Despite some compelling arguments for relocation, the Rangers belong in Arlington.  It’s their home.

Jeremy Stroop on sabyoutubeJeremy Stroop on sabtwitter
Jeremy Stroop
I'm a life-long baseball and Rangers fan from about 1975. My dad covered the Rangers for the Associated Press when I was a kid, so I went to a LOT of games. I'm not a Rusty Rose-colored glasses-wearing Pollyanna Rangers fanboy. I love the Rangers like no other sports team, but I'm a realist. My wedding had a Texas Rangers theme. Public servant. Outdoor enthusiast. The details of my life are quite inconsequential.

4 comments

  • This is bullshit… Arlington sucks ass …I cant drink and raise hell like I want to because I have to drive an hour back to garland….as opposed to mavs games where I can get trashed and just hop on a train…we lose our late season advantage by not forcing a bunch of Yankees to come here and play in 100 degree heat…if you don’t like the heat or can’t handle it…take your ass up north

    • So the stadium should go to Dallas so you can get drunk and be an obnoxious ass?

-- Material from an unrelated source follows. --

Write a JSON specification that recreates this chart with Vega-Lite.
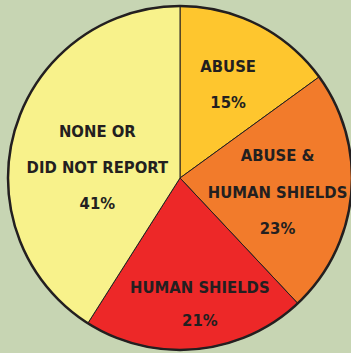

      Dumbest comment ever.

      Playing in 100 degree heat is no advantage to anyone. Yankees come play 3 games in 100 degree heat in August. Rangers play 40 games in summer heat it’s a long term drain.

      If you don’t like Arlington… leave your ass in Garland. We won’t miss you one bit.

  • Good research, excellent summary from an observer who has no dog in the hunt. The whole idea of anything in downtown Dallas being “cool” is ridiculous. When all the banks in Texas failed – the first time, in 1990 – and the state was plunged into a terrible recession, downtown Dallas died. It has not come back, and the most visible civic-improvement effort being driving by city hall is “Grow South,” not downtown.

    • Thank you. It’s true – the coolest parts of Dallas aren’t downtown – and incapable of supporting a baseball stadium. Downtown still has activity, but it’s far from “alive.” Once the work day is over, it’s not a “place to be”… or a place anyone would want to be.